Belle and Sebastian – Girls in Peacetime Want to Dance

yoRating: ★★★★☆

“If I had a camera I’d snap you now cause there’s beauty in every stumble—” our wise sage Stuart Murdoch recounts in the heart of opener “Nobody’s Empire,” both easing and stirring our antsy minds as we ask the question: will our favorite Glaswegians knock it out of the park once again or will we be forced to find the beauty in the stumble?

The album opens with the track from which I just quoted from, and this opener has everything to appease your Belle and Sebastian pop sensibilities. From the beginning, the band doles out the whimsy you’ve come to expect: the whole song revolves around the sing-songy melody as Stuart spins you a nostalgic tale of looking back and you just want to sing along. It seems as though he is revisiting those gloomy times that served as the setting for albums like If You’re Feeling Sinister. Now, far away from that darkness he is able to look back with wise eyes and celebrate them—which seems to be the spirit of this album from the very start.

Girls in Peacetime Want to Dance is long and sprawling, stretching farther than an hour in length, and in this time you’ll find there are a wide variety of tracks that Belle and Sebastian add to their vast catalogue. The band goes down the synth pop road with songs like “The Party Line” and “Enter Sylvia Plath,” both of which see the band at their most electronic and straying from soft-spoken whimsical pop and their bluesy rock and into something new. However, through these numbers you still have the finesse that this band brings always: the songs are orchestrations far from strewn together haphazardly.

Where this album really shines, though, is on the subtler numbers that you don’t even reach until after the midpoint of the album: I’m looking at you “The Everlasting Muse.” This band is the best at storytelling, and so naturally “The Everlasting Muse” is a winding tale of an elusive and mysterious lady. Instrumentally, this track is one of the most interesting tracks this band has crafted, and they utilize all their skills with such ease and control.

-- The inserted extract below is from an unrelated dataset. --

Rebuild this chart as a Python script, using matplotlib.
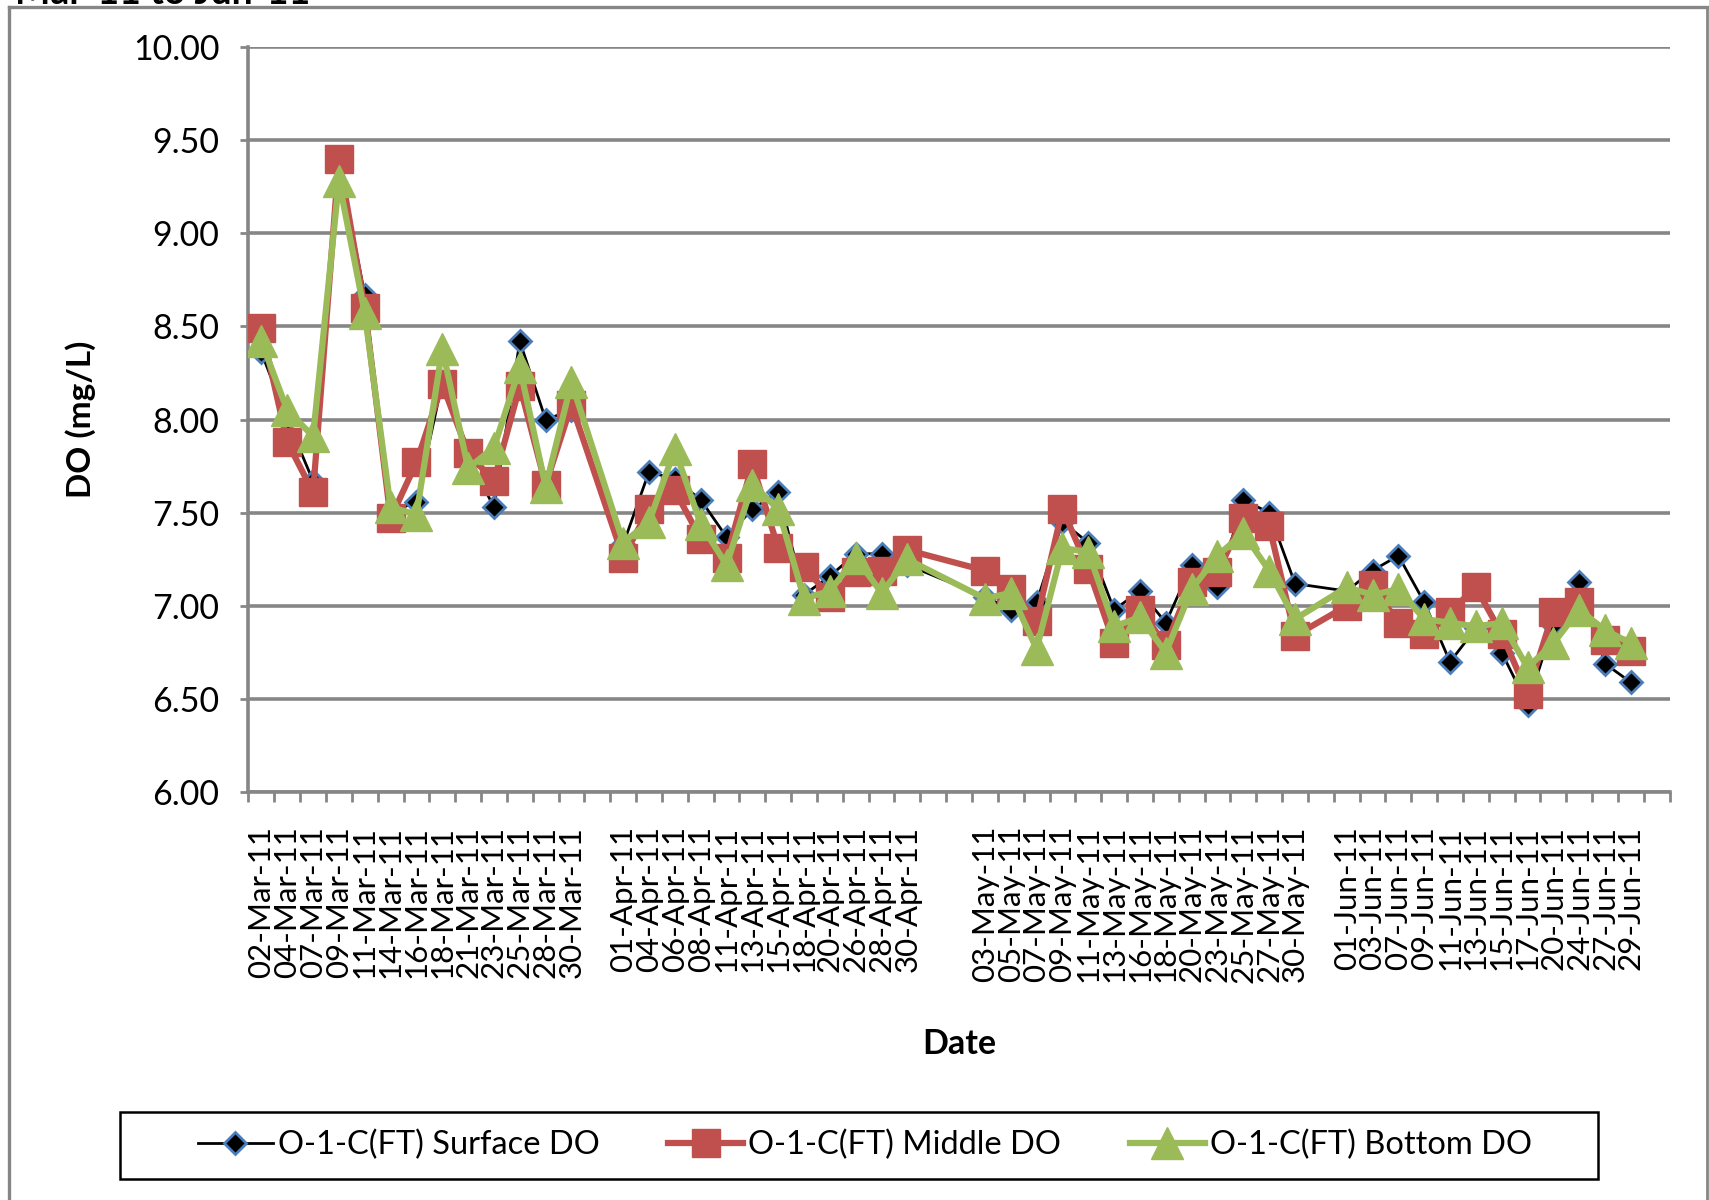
import numpy as np
import matplotlib
matplotlib.use("Agg")
import matplotlib.pyplot as plt
from matplotlib.lines import Line2D
from matplotlib.patches import Rectangle

plt.rcParams['font.family'] = ['Lato', 'DejaVu Sans']

# category axis: blank slots keep the month groups apart
categories = [
    '02-Mar-11', '04-Mar-11', '07-Mar-11', '09-Mar-11', '11-Mar-11', '14-Mar-11', '16-Mar-11',
    '18-Mar-11', '21-Mar-11', '23-Mar-11', '25-Mar-11', '28-Mar-11', '30-Mar-11', '',
    '01-Apr-11', '04-Apr-11', '06-Apr-11', '08-Apr-11', '11-Apr-11', '13-Apr-11', '15-Apr-11',
    '18-Apr-11', '20-Apr-11', '26-Apr-11', '28-Apr-11', '30-Apr-11', '', '',
    '03-May-11', '05-May-11', '07-May-11', '09-May-11', '11-May-11', '13-May-11', '16-May-11',
    '18-May-11', '20-May-11', '23-May-11', '25-May-11', '27-May-11', '30-May-11', '',
    '01-Jun-11', '03-Jun-11', '07-Jun-11', '09-Jun-11', '11-Jun-11', '13-Jun-11', '15-Jun-11',
    '17-Jun-11', '20-Jun-11', '24-Jun-11', '27-Jun-11', '29-Jun-11', '',
]

surface_do = [8.36, 8.00, 7.67, 9.38, 8.67, 7.50, 7.56, 8.20, 7.80, 7.53, 8.42, 8.00, 8.05,
              7.33, 7.72, 7.68, 7.57, 7.37, 7.52, 7.61, 7.06, 7.16, 7.28, 7.28, 7.22,
              7.05, 6.98, 7.02, 7.45, 7.34, 6.98, 7.08, 6.91, 7.22, 7.10, 7.57, 7.50, 7.12,
              7.08, 7.19, 7.27, 7.02, 6.70, 6.88, 6.75, 6.47, 6.90, 7.13, 6.69, 6.59]
middle_do = [8.49, 7.88, 7.61, 9.40, 8.60, 7.47, 7.77, 8.19, 7.82, 7.67, 8.18, 7.65, 8.08,
             7.26, 7.52, 7.62, 7.36, 7.26, 7.76, 7.31, 7.21, 7.05, 7.18, 7.19, 7.30,
             7.19, 7.09, 6.92, 7.52, 7.20, 6.80, 6.98, 6.79, 7.13, 7.18, 7.47, 7.43, 6.84,
             7.00, 7.11, 6.91, 6.85, 6.97, 7.10, 6.85, 6.53, 6.97, 7.02, 6.82, 6.76]
bottom_do = [8.42, 8.05, 7.91, 9.28, 8.57, 7.53, 7.49, 8.38, 7.74, 7.85, 8.28, 7.64, 8.20,
             7.34, 7.45, 7.84, 7.44, 7.22, 7.65, 7.52, 7.04, 7.08, 7.26, 7.07, 7.25,
             7.04, 7.07, 6.77, 7.31, 7.29, 6.89, 6.94, 6.75, 7.09, 7.27, 7.39, 7.19, 6.93,
             7.10, 7.06, 7.09, 6.93, 6.91, 6.89, 6.91, 6.67, 6.80, 6.98, 6.87, 6.80]

series_names = ['O-1-C(FT) Surface DO', 'O-1-C(FT) Middle DO', 'O-1-C(FT) Bottom DO']
y_ticks = [6.0, 6.5, 7.0, 7.5, 8.0, 8.5, 9.0, 9.5, 10.0]

GRID = '#868686'
RED = '#c0504d'
GREEN = '#9bbb59'
BLUE = '#4a7ebb'

ncat = len(categories)
xs = [i for i, c in enumerate(categories) if c]

fig = plt.figure(figsize=(17.09, 12.0), dpi=100)
ax = fig.add_axes([0.1454, 0.3397, 0.8316, 0.6213])

surf_style = dict(color='black', lw=2.0, marker='D', ms=11, mfc='black', mec=BLUE, mew=2.0)
mid_style = dict(color=RED, lw=4.5, marker='s', ms=20, mfc=RED, mec=RED)
bot_style = dict(color=GREEN, lw=4.5, marker='^', ms=23, mfc=GREEN, mec=GREEN)

ax.plot(xs, surface_do, zorder=3, **surf_style)
ax.plot(xs, middle_do, zorder=4, **mid_style)
ax.plot(xs, bottom_do, zorder=5, **bot_style)

ax.set_xlim(-0.5, ncat - 0.5)
ax.set_ylim(6.0, 10.0)
ax.set_yticks(y_ticks)
ax.set_yticklabels([f'{v:.2f}' for v in y_ticks])
ax.yaxis.grid(True, color=GRID, lw=2.6)
ax.set_axisbelow(True)

ax.set_xticks(range(ncat))
ax.set_xticklabels(categories, rotation=90, va='top', ha='center')
ax.set_xticks(np.arange(-0.5, ncat, 1.0), minor=True)
ax.tick_params(axis='x', which='major', length=0, pad=24, labelsize=22.5)
ax.tick_params(axis='x', which='minor', length=7, width=2, color=GRID, direction='out')
ax.tick_params(axis='y', length=6, width=2, color=GRID, pad=15, labelsize=24.5)

for side in ('top', 'right'):
    ax.spines[side].set_visible(False)
for side in ('left', 'bottom'):
    ax.spines[side].set_color(GRID)
    ax.spines[side].set_linewidth(2.6)

ax.set_ylabel('DO (mg/L)', fontsize=24, fontweight='bold')
ax.yaxis.set_label_coords(-0.107, 0.5)
ax.set_xlabel('Date', fontsize=24.5, fontweight='bold')
ax.xaxis.set_label_coords(0.5, -0.316)
ax.xaxis.label.set_va('top')

# chart area frame and the title line clipped by the top edge
fig.add_artist(Line2D([9 / 1709, 9 / 1709], [0, 1 - 7 / 1200], color=GRID, lw=2.4))
fig.add_artist(Line2D([9 / 1709, 1707 / 1709], [1 - 7 / 1200, 1 - 7 / 1200], color=GRID, lw=2.4))
fig.add_artist(Line2D([1707 / 1709, 1707 / 1709], [0, 1 - 7 / 1200], color=GRID, lw=2.0))
fig.text(15 / 1709, 1 - 4 / 1200, 'Mar-11 to Jun-11', fontsize=27, fontweight='bold',
         ha='left', va='baseline')

# legend box drawn separately so the entries can sit centred inside it
fig.add_artist(Rectangle((120 / 1709, 1 - 1179 / 1200), 1478 / 1709, 67 / 1200,
                         transform=fig.transFigure, fill=False, edgecolor='black', lw=1.8))
handles = [Line2D([], [], **surf_style), Line2D([], [], **mid_style), Line2D([], [], **bot_style)]
fig.legend(handles, series_names, ncol=3, loc='center', bbox_to_anchor=(0.506, 0.0455),
           fontsize=23.5, frameon=False, handlelength=2.3, handletextpad=0.15,
           columnspacing=2.1)

fig.savefig('out.png', dpi=100)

The song begins quietly with a grooving bass line, small drumbeats, Stuart’s soft vocals, little nuanced piano and synth parts, and electric guitar all simmering together in harmony. Then the whole thing flips on itself into the chorus, which is a bombastic and swaying, polka-esque spin, complete with handclaps and violin. But then the band switches back to a kicked up version of the verse, and now Stuart is complimented with Sarah Martin’s breathy vocals and Stevie Jackson’s electric guitar licks intensify. They try to tell you that “beauty crumbles with the years,” right before they jump into a glorious instrumental bridge/segue with horns before launching into the masterful end of the song where everyone comes together to sing and contribute and you have a little trouble believing what they tell you.

Somehow, Belle and Sebastian haven’t stumbled or lost any of their beauty. Girls in Peacetime Want to Dance marks their ninth studio album and yet another graceful step in their dance of a career. These Glaswegian heroes make music that glides through genres, but still remains quintessentially the wistful pop we fell in love with almost twenty years ago: “The music is for us.”

 

Belle and Sebastian – BBC Sessions

Rating: ★★★½☆

It’s difficult to rate a release of a band which has achieved adoration throughout the independent music world, especially when that release consists of various John Peel Sessions and a live recording in Belfast.  However, the gauntlet has been layed down, thus the rating has been thrown out.

The compilations is made up of multiple discs, the first being the BBC Sessions alluded to in the title of the release.  Now, Belle and Sebastian has always been a quiet band, especially if you listen to the mix of Tigermilk or If You’re Feeling Sinister, but on this disc you will find many of the classic songs from that era, such as “Judy and The Dream of Horses.”  A lot of these songs haven’t really changed much from the original recordings, in fact, they stay exactly the same as the first time they came out of your speakers.  Still, the quality of the recording is exceptional here, perhaps even better than the original recordings, so there is something to take away.

Overall, the first disc is a reminder of the band’s distant past, as the presence of Isobel Campbell is no more.  Listeners will find beauty in the intro of “The Magic of a Kind Word,” but those sorts of reminders only show how far the band has come.  Favorites still sound wonderful, such as “Sleep the Clock Around” and “Seymour Stein.”  It’s a pleasant reminder, but the lack of variance leaves much to be desired for the most die-hard of fans.

Disc two is a live album, recorded in Belfast, which is right near Holywood, in 2001.  It’s got a decent offering of songs, though they don’t really meander far from various other live recordings that have been thrown around for years.  There are some pleasant surprises that come from the band’s past, like their covers of “Here Comes the Sun” and “I’m Waiting for the Man.”  It’s a pleasant reminder of the youthfulness the band has maintained, always dancing the night away in your bedroom speakers.   It also demonstrates the leaps and bounds the group has made in more recent live performances.

In the end, its a very decent offering of music for those who are in love with Belle and Sebastian. For those who haven’t steeped themselves in the history of the band, or are completely oblivious to their existence, they might find some value here, but all true fans know that there are much greater starting points to the history of one of the greatest bands in modern history.